Nel 1725 fu costruita una nuova urna marmorea che potesse contenere le sante reliquie che, per il momento, venivano spostate nuovamente in San Lorenzo. Nel 1731, i mortaresi poterono assistere ad una nuova ed imponente glorificazione della Santa: le reliquie furono riposte in una nuovo reliquiario e traslate con una solenne processione nell’altare di marmo della chiesa di San Carlo.
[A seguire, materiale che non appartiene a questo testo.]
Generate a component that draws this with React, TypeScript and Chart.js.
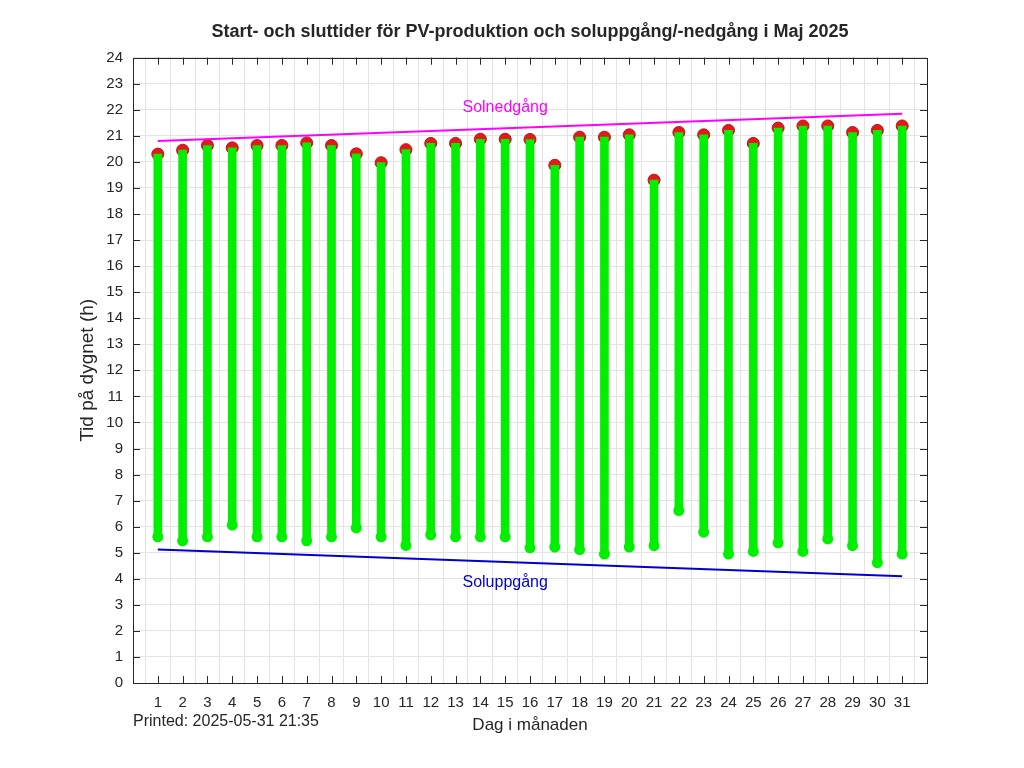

L’umidità del pozzo dal quale bevve San Carlo è inclemente e nel 1920 si avvertì la necessità di intervenire nuovamente sulle sacre ossa.
La nuova urna
Il 31 marzo 1925 furono esaminate con attenzione le ossa di Santa Veneranda e ne furono contate novanta; intanto le suore dell’Immacolata Regina Pacis si adoperavano nel preparare l’abito della Santa. Anche l’urna fu oggetto delle cure più intense. Furono ricordate gli stemmi delle due città “sorelle”: Roma e Mortara; luogo della cosiddetta nascita al cielo, la prima città, e patria di adozione, la seconda. Apprendiamo dal Dughera che anche i Santi mortaresi non dovevano essere dimenticati, così sugli otto smalti della grande arca si possono vedere ancora oggi: San Lorenzo, San Michele, San Cassiano, San Giovanni Battista, Sant’Albino, Sant’Amico, Sant’Amelio e, ovviamente, San Carlo. Inoltre fu riprodotta l’iscrizione del 1725 che recitava così: Hic sacra civis Veneranda quiescit in urna. Ardor Martyrum Virginitatis odor (Qui riposa nell’urna la santa concittadina Veneranda. Ardore di martirio, profumo di verginità). Una concittadina che veglia sulla sua città e che protegge con infinito amore i suoi figli.